A friendly geezer in a wheelchair, Howe has the diction of a Civil War–era orator: he quotes Tennyson (“Nature, red in tooth and claw”) and calls Wallace “a rapscallion of the highest order.” He also spins colorful recollections (pictured in black and white) of sharing the D-Day invasion with Papa Hemingway and, more pointedly, of having his life saved in the Bering Sea by a friendly walrus that Howe calls Tusk. “I think the real savage animals are the humans,” he tells Wallace. And he proves it by — no spoiler alert needed, since everyone who has heard of Tusk knows what happens next, and few people would go if they didn’t want to see it — transforming his visitor into an Odobenus rosmarus. Wallace is to be a walrus, and Howe the carpenter.
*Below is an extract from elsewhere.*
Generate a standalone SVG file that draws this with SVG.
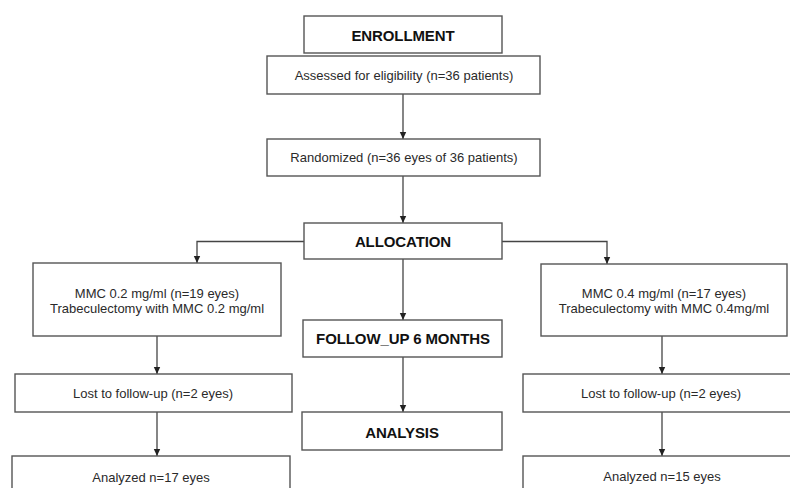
<svg xmlns="http://www.w3.org/2000/svg" width="790" height="488" viewBox="0 0 790 488">
<defs>
<style>
.box{fill:#fff;stroke:#555;stroke-width:1.4}
.t{font-family:"Liberation Sans",Arial,sans-serif;font-size:13px;fill:#2a2a2a;text-anchor:middle}
.b{font-family:"Liberation Sans",Arial,sans-serif;font-size:15px;font-weight:bold;fill:#111;text-anchor:middle;letter-spacing:-0.1px}
.c{fill:none;stroke:#444;stroke-width:1.3}
</style>
<marker id="ah" markerUnits="userSpaceOnUse" markerWidth="8" markerHeight="8" viewBox="0 0 8 8" refX="7" refY="4" orient="auto">
<path d="M0,0.8 L7,4 L0,7.2 Z" fill="#222"/>
</marker>
</defs>
<rect width="790" height="488" fill="#fff"/>
<g id="connectors">
<path class="c" d="M403,94 V139" marker-end="url(#ah)"/>
<path class="c" d="M403,176 V223" marker-end="url(#ah)"/>
<path class="c" d="M304,241.5 H197 V263" marker-end="url(#ah)"/>
<path class="c" d="M502,241.5 H607 V264" marker-end="url(#ah)"/>
<path class="c" d="M403,259 V320" marker-end="url(#ah)"/>
<path class="c" d="M403,357 V412" marker-end="url(#ah)"/>
<path class="c" d="M157,336 V374" marker-end="url(#ah)"/>
<path class="c" d="M157,412 V456" marker-end="url(#ah)"/>
<path class="c" d="M662,336 V374" marker-end="url(#ah)"/>
<path class="c" d="M662,412 V456" marker-end="url(#ah)"/>
</g>
<g id="enrollment"><rect class="box" x="304" y="16" width="198" height="37"/><text class="b" x="403" y="41">ENROLLMENT</text></g>
<g id="assessed"><rect class="box" x="267" y="56" width="273" height="38"/><text class="t" x="404" y="79.5">Assessed for eligibility (n=36 patients)</text></g>
<g id="randomized"><rect class="box" x="267" y="139" width="273" height="37"/><text class="t" x="404" y="162">Randomized (n=36 eyes of 36 patients)</text></g>
<g id="allocation"><rect class="box" x="304" y="223" width="198" height="36"/><text class="b" x="403" y="246.5">ALLOCATION</text></g>
<g id="mmc02"><rect class="box" x="33" y="263" width="248" height="73"/><text class="t" x="157" y="298">MMC 0.2 mg/ml (n=19 eyes)</text><text class="t" x="157" y="313">Trabeculectomy with MMC 0.2 mg/ml</text></g>
<g id="mmc04"><rect class="box" x="541" y="264" width="246" height="72"/><text class="t" x="664" y="297.5">MMC 0.4 mg/ml (n=17 eyes)</text><text class="t" x="664" y="312.5">Trabeculectomy with MMC 0.4mg/ml</text></g>
<g id="followup"><rect class="box" x="303" y="320" width="199" height="37"/><text class="b" x="403" y="344">FOLLOW_UP 6 MONTHS</text></g>
<g id="analysis"><rect class="box" x="302" y="412" width="200" height="38"/><text class="b" x="402" y="438">ANALYSIS</text></g>
<g id="lost-left"><rect class="box" x="15" y="374" width="277" height="38"/><text class="t" x="153" y="398">Lost to follow-up (n=2 eyes)</text></g>
<g id="lost-right"><rect class="box" x="523" y="374" width="277" height="38"/><text class="t" x="661" y="398">Lost to follow-up (n=2 eyes)</text></g>
<g id="analyzed-left"><rect class="box" x="12" y="456" width="278" height="40"/><text class="t" x="151" y="481.5">Analyzed n=17 eyes</text></g>
<g id="analyzed-right"><rect class="box" x="523" y="456" width="277" height="40"/><text class="t" x="662" y="480.5">Analyzed n=15 eyes</text></g>
</svg>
Horror movies love the distortion and recombination of body parts, as in Frankenstein, Freaks and The Fly (to name just some F titles). In pulp form, these films muse on human decay and the outrages of nature. Science wants to create the perfect man, the ideal mate; that was the goal of surgeon Antonio Banderas in Pedro Almodóvar’s The Skin I Live In, and it was as doomed to grotesque failure, to a mockery of noble intentions, as any story about a man who would play God.
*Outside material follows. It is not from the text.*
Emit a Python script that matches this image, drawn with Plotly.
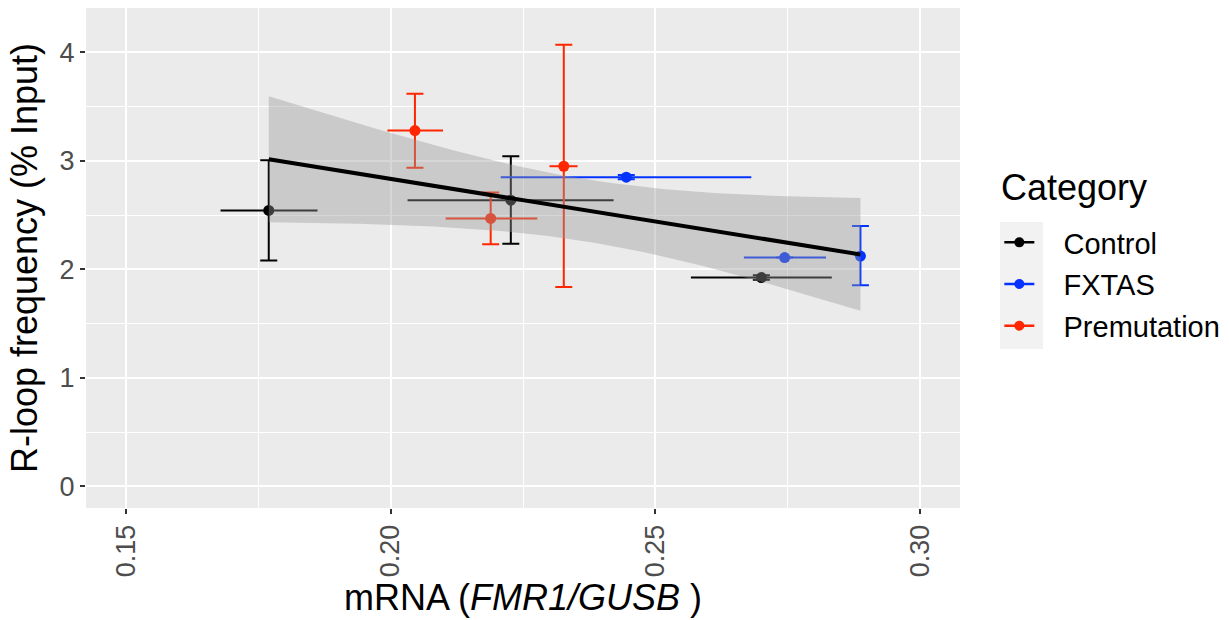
import numpy as np
import plotly.graph_objects as go

categories = ["Control", "FXTAS", "Premutation"]
colors = ["#000000", "#0433FF", "#FF2600"]

# point means (mRNA FMR1/GUSB, R-loop % input)
x_mean = {
    "Control": [0.1770, 0.2227, 0.2700],
    "FXTAS": [0.2445, 0.2744, 0.2887],
    "Premutation": [0.2046, 0.2189, 0.2327],
}
y_mean = {
    "Control": [2.544, 2.638, 1.925],
    "FXTAS": [2.850, 2.109, 2.123],
    "Premutation": [3.280, 2.470, 2.951],
}
# error-bar limits (None = no bar)
x_low = {
    "Control": [0.1679, 0.2032, 0.2567],
    "FXTAS": [0.2208, 0.2667, None],
    "Premutation": [0.1994, 0.2104, 0.2300],
}
x_high = {
    "Control": [0.1862, 0.2421, 0.2833],
    "FXTAS": [0.2681, 0.2822, None],
    "Premutation": [0.2099, 0.2277, 0.2353],
}
y_low = {
    "Control": [2.081, 2.237, 1.905],
    "FXTAS": [2.830, None, 1.854],
    "Premutation": [2.937, 2.231, 1.838],
}
y_high = {
    "Control": [3.006, 3.043, 1.945],
    "FXTAS": [2.870, None, 2.399],
    "Premutation": [3.620, 2.709, 4.071],
}

x_ticks = [0.15, 0.20, 0.25, 0.30]
x_tick_text = ["0.15", "0.20", "0.25", "0.30"]
y_ticks = [0, 1, 2, 3, 4]

FONT = "Liberation Sans, Arial, Helvetica, sans-serif"

def diffs(vals, lo, hi):
    plus, minus = [], []
    for v, l, h in zip(vals, lo, hi):
        if l is None or h is None:
            plus.append(None)
            minus.append(None)
        else:
            plus.append(h - v)
            minus.append(v - l)
    return plus, minus

fig = go.Figure()

for cat, col in zip(categories, colors):
    xp, xm = diffs(x_mean[cat], x_low[cat], x_high[cat])
    yp, ym = diffs(y_mean[cat], y_low[cat], y_high[cat])
    fig.add_trace(go.Scatter(
        x=x_mean[cat], y=y_mean[cat], mode="markers",
        marker=dict(color=col, size=11),
        error_x=dict(type="data", symmetric=False, array=xp, arrayminus=xm,
                     color=col, thickness=2, width=0),
        error_y=dict(type="data", symmetric=False, array=yp, arrayminus=ym,
                     color=col, thickness=2, width=8.5),
        showlegend=False, hoverinfo="skip",
    ))

# linear fit with 95% confidence band
all_x = np.array(sum((x_mean[c] for c in categories), []))
all_y = np.array(sum((y_mean[c] for c in categories), []))
n = len(all_x)
slope, intercept = np.polyfit(all_x, all_y, 1)
resid = all_y - (slope * all_x + intercept)
s = np.sqrt(np.sum(resid ** 2) / (n - 2))
sxx = np.sum((all_x - all_x.mean()) ** 2)
t_crit = 2.364624  # t(0.975, df=7)
xs = np.linspace(all_x.min(), all_x.max(), 80)
fit = slope * xs + intercept
se = s * np.sqrt(1.0 / n + (xs - all_x.mean()) ** 2 / sxx)
upper = fit + t_crit * se
lower = fit - t_crit * se

fig.add_trace(go.Scatter(
    x=np.concatenate([xs, xs[::-1]]), y=np.concatenate([upper, lower[::-1]]),
    fill="toself", fillcolor="rgba(153,153,153,0.4)", line=dict(width=0),
    mode="lines", showlegend=False, hoverinfo="skip",
))
fig.add_trace(go.Scatter(
    x=xs, y=fit, mode="lines", line=dict(color="#000000", width=4),
    showlegend=False, hoverinfo="skip",
))

# legend entries
for cat, col in zip(categories, colors):
    fig.add_trace(go.Scatter(
        x=[None], y=[None], mode="lines+markers", name="\u00a0\u00a0\u00a0" + cat,
        line=dict(color=col, width=2.5), marker=dict(color=col, size=10),
        legendgroup=cat,
    ))

fig.update_layout(
    width=1229, height=620,
    margin=dict(l=86, r=269, t=8, b=112, autoexpand=False),
    paper_bgcolor="white", plot_bgcolor="#EBEBEB",
    font=dict(family=FONT, color="#000000"),
    legend=dict(
        font=dict(size=29, color="#000000"),
        x=1.045, xanchor="left", y=0.582, yanchor="top",
        tracegroupgap=1, bgcolor="rgba(0,0,0,0)",
    ),
    annotations=[dict(
        text="Category", xref="paper", yref="paper", x=1.0446, y=0.642,
        xanchor="left", yanchor="middle", showarrow=False,
        font=dict(size=36, color="#000000"),
    )],
    shapes=[dict(
        type="rect", xref="paper", yref="paper",
        x0=1.0458, x1=1.0950, y0=0.318, y1=0.572,
        fillcolor="#F2F2F2", line=dict(width=0), layer="below",
    )],
    xaxis=dict(
        range=[0.1425, 0.3075], tickvals=x_ticks, ticktext=x_tick_text,
        tickangle=-90, ticks="outside", ticklen=5, tickwidth=1.5, tickcolor="#333333",
        tickfont=dict(size=27, color="#4D4D4D"),
        showgrid=True, gridcolor="white", gridwidth=1.6, zeroline=False,
        minor=dict(dtick=0.025, tick0=0.15, showgrid=True, gridcolor="white",
                   gridwidth=0.8, ticks=""),
        title=dict(text="mRNA (<i>FMR1/GUSB</i> )", font=dict(size=36), standoff=6),
        showline=False,
    ),
    yaxis=dict(
        range=[-0.2, 4.41], tickvals=y_ticks,
        ticks="outside", ticklen=5, tickwidth=1.5, tickcolor="#333333",
        tickfont=dict(size=27, color="#4D4D4D"),
        showgrid=True, gridcolor="white", gridwidth=1.6, zeroline=False,
        minor=dict(dtick=0.5, tick0=0, showgrid=True, gridcolor="white",
                   gridwidth=0.8, ticks=""),
        title=dict(text="R-loop frequency (% Input)", font=dict(size=36), standoff=10),
        showline=False,
    ),
)

fig.write_html("out.html")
(FIND: Frankenstein, Freaks and The Fly on the all-TIME Top 25 Horror Movies list)
Howe has a more modest, and more depraved, experiment: to turn a human being into an animal. Not quite like the three-person arthropod in Tom Six’s Human Centipede trilogy — just the barely-living replica of his favorite beast. He sews Wallace’s arms to his side, stuffs tusks into his cheeks and encases his subject in a welter of blubber. (Kudos to the Wallace-walrus contrived by Robert Kurtzman, whose special-effects work dates back to the original Evil Dead, Halloween and Nightmare on Elm Street franchises.) In the process, Howe makes Wallace into something he had never been: a poignant creature.
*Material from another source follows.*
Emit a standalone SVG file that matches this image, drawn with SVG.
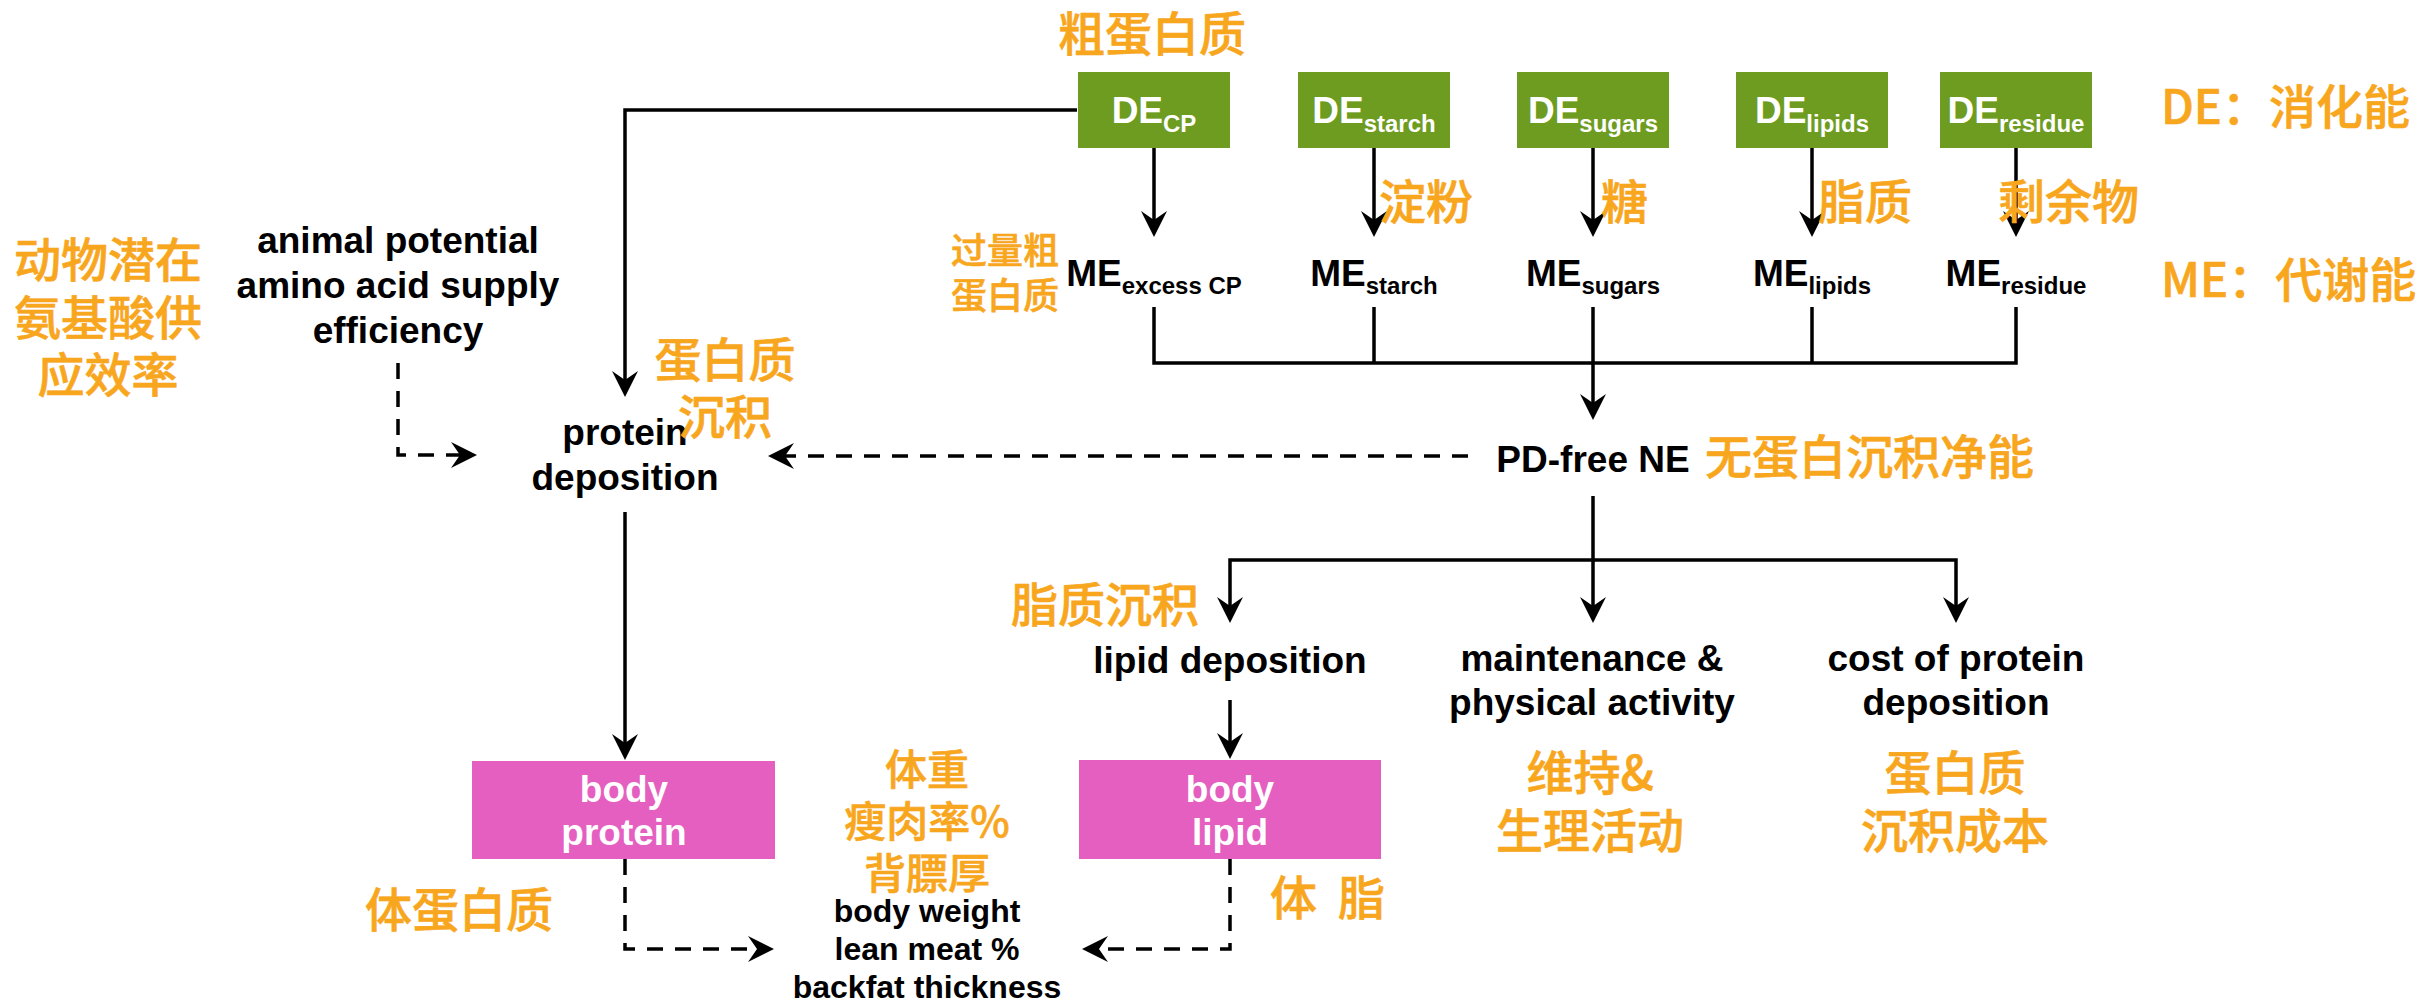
<svg xmlns="http://www.w3.org/2000/svg" width="2417" height="1003" viewBox="0 0 2417 1003">
<style>
.t{font-family:"Liberation Sans",Arial,sans-serif;font-weight:bold;font-size:37px;fill:#000;text-anchor:middle}
.w{fill:#fff}
.s{font-size:24px}
.cn{font-family:"Noto Sans CJK SC","Noto Sans",sans-serif;font-weight:500;font-size:47px;fill:#F8A61E;stroke:#F8A61E;stroke-width:0.6px}
.c{text-anchor:middle}
.ln{fill:none;stroke:#000;stroke-width:3.5}
.ar{marker-end:url(#arr)}
.da{stroke-dasharray:16 12}
.g{fill:#6E9C21}
.p{fill:#E55FC0}
</style>
<defs>
<marker id="arr" markerUnits="userSpaceOnUse" viewBox="-30 -16 32 32" markerWidth="32" markerHeight="32" refX="-10" refY="0" orient="auto">
<path d="M0,0 L-26,-13 L-17,0 L-26,13 Z" fill="#000"/>
</marker>
</defs>
<rect width="2417" height="1003" fill="#fff"/>

<g id="connectors">
<path class="ln ar" d="M1077,110 H625 V387"/>
<path class="ln ar" d="M1154,148 V227"/>
<path class="ln ar" d="M1374,148 V227"/>
<path class="ln ar" d="M1593,148 V227"/>
<path class="ln ar" d="M1812,148 V227"/>
<path class="ln ar" d="M2016,148 V227"/>
<path class="ln" d="M1154,307 V363 H2016 V307 M1374,307 V363 M1593,307 V363 M1812,307 V363"/>
<path class="ln ar" d="M1593,363 V410"/>
<path class="ln da ar" d="M1468,456 H778"/>
<path class="ln da ar" d="M398,363 V455 H467"/>
<path class="ln ar" d="M1593,496 V560 H1230 V613"/>
<path class="ln ar" d="M1593,560 H1956 V613"/>
<path class="ln ar" d="M1593,560 V613"/>
<path class="ln ar" d="M625,512 V750"/>
<path class="ln ar" d="M1230,700 V749"/>
<path class="ln da ar" d="M625,859 V949 H764"/>
<path class="ln da ar" d="M1230,859 V949 H1092"/>
</g>

<g id="de-cp"><rect class="g" x="1078" y="72" width="152" height="76"/><text class="t w" x="1154" y="123">DE<tspan class="s" dy="9">CP</tspan></text></g>
<g id="de-starch"><rect class="g" x="1298" y="72" width="152" height="76"/><text class="t w" x="1374" y="123">DE<tspan class="s" dy="9">starch</tspan></text></g>
<g id="de-sugars"><rect class="g" x="1517" y="72" width="152" height="76"/><text class="t w" x="1593" y="123">DE<tspan class="s" dy="9">sugars</tspan></text></g>
<g id="de-lipids"><rect class="g" x="1736" y="72" width="152" height="76"/><text class="t w" x="1812" y="123">DE<tspan class="s" dy="9">lipids</tspan></text></g>
<g id="de-residue"><rect class="g" x="1940" y="72" width="152" height="76"/><text class="t w" x="2016" y="123">DE<tspan class="s" dy="9">residue</tspan></text></g>

<g id="me-cp"><text class="t" x="1154" y="286">ME<tspan class="s" dy="8">excess CP</tspan></text></g>
<g id="me-starch"><text class="t" x="1374" y="286">ME<tspan class="s" dy="8">starch</tspan></text></g>
<g id="me-sugars"><text class="t" x="1593" y="286">ME<tspan class="s" dy="8">sugars</tspan></text></g>
<g id="me-lipids"><text class="t" x="1812" y="286">ME<tspan class="s" dy="8">lipids</tspan></text></g>
<g id="me-residue"><text class="t" x="2016" y="286">ME<tspan class="s" dy="8">residue</tspan></text></g>

<g id="pd-free-ne"><text class="t" x="1593" y="472">PD-free NE</text></g>
<g id="animal-aa"><text class="t" x="398" y="253">animal potential</text><text class="t" x="398" y="298">amino acid supply</text><text class="t" x="398" y="343">efficiency</text></g>
<g id="protein-deposition"><text class="t" x="625" y="445">protein</text><text class="t" x="625" y="490">deposition</text></g>
<g id="lipid-deposition"><text class="t" x="1230" y="673">lipid deposition</text></g>
<g id="maintenance"><text class="t" x="1592" y="671">maintenance &amp;</text><text class="t" x="1592" y="715">physical activity</text></g>
<g id="cost-pd"><text class="t" x="1956" y="671">cost of protein</text><text class="t" x="1956" y="715">deposition</text></g>
<g id="body-protein"><rect class="p" x="472" y="761" width="303" height="98"/><text class="t w" x="624" y="802">body</text><text class="t w" x="624" y="845">protein</text></g>
<g id="body-lipid"><rect class="p" x="1079" y="760" width="302" height="99"/><text class="t w" x="1230" y="802">body</text><text class="t w" x="1230" y="845">lipid</text></g>
<g id="body-measures"><text class="t" x="927" y="922" style="font-size:32px">body weight</text><text class="t" x="927" y="960" style="font-size:32px">lean meat %</text><text class="t" x="927" y="998" style="font-size:32px">backfat thickness</text></g>

<g id="labels-cn">
<text class="cn c" x="1152" y="51">粗蛋白质</text>
<text class="cn" x="2161" y="124">DE：消化能</text>
<text class="cn" x="2161" y="297">ME：代谢能</text>
<text class="cn" x="1379" y="219">淀粉</text>
<text class="cn" x="1601" y="219">糖</text>
<text class="cn" x="1818" y="219">脂质</text>
<text class="cn" x="1998" y="219">剩余物</text>
<text class="cn" x="951" y="264" style="font-size:36px">过量粗</text>
<text class="cn" x="951" y="309" style="font-size:36px">蛋白质</text>
<text class="cn c" x="108" y="277">动物潜在</text>
<text class="cn c" x="108" y="335">氨基酸供</text>
<text class="cn c" x="108" y="392">应效率</text>
<text class="cn c" x="725" y="377">蛋白质</text>
<text class="cn c" x="725" y="434">沉积</text>
<text class="cn" x="1705" y="474">无蛋白沉积净能</text>
<text class="cn" x="1011" y="622">脂质沉积</text>
<text class="cn c" x="927" y="785" style="font-size:42px">体重</text>
<text class="cn c" x="927" y="837" style="font-size:42px">瘦肉率%</text>
<text class="cn c" x="927" y="889" style="font-size:42px">背膘厚</text>
<text class="cn" x="365" y="927">体蛋白质</text>
<text class="cn" y="915"><tspan x="1270">体</tspan><tspan x="1338">脂</tspan></text>
<text class="cn c" x="1590" y="790">维持&amp;</text>
<text class="cn c" x="1590" y="848">生理活动</text>
<text class="cn c" x="1955" y="790">蛋白质</text>
<text class="cn c" x="1955" y="848">沉积成本</text>
</g>
</svg>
Nice as it would be to herald Tusk as a return to Smith’s bold early period, the movie has a lurching tone and an airless atmosphere. It rarely jumps to life off the screenplay page — it’s not so much lazy as insufficiently inflected. The 74-year-old Parks, nearly a half-century past his Then Came Bronson studly surliness, gives cogent readings of Howe’s literary gaseousness, and Long makes Wallace a most convincing modern A-hole who almost deserves his punishment. But their scenes together have the tentative feeling of a first take. Genesis Rodriguez, as Wallace’s abiding girlfriend Ally, gets more feeling into a single-take sobbing scene.
The other no-need-for-a-spoiler-alert Tusk nugget is the appearance by Johnny Depp as French-Canadian detective Guy Lapointe, who has long been tracking “this serial killer who brings blood and death.” (Tarantino turned down the role, so Smith had to settle for one of the biggest stars on earth.) The performance has the extravagance of some major Depp portrayals, like Ed Wood and Jack Sparrow, but during his 10 or so minutes on screen you are less likely to think, Wow, Johnny Depp is great in that role!, than, Hey, that’s Johnny Depp!
He has brought along Lily-Rose Depp, his daughter with Vanessa Paradis, for a couple of brief scenes that display her astounding seraphic beauty. May she grow into a major film artist and never be walrusized.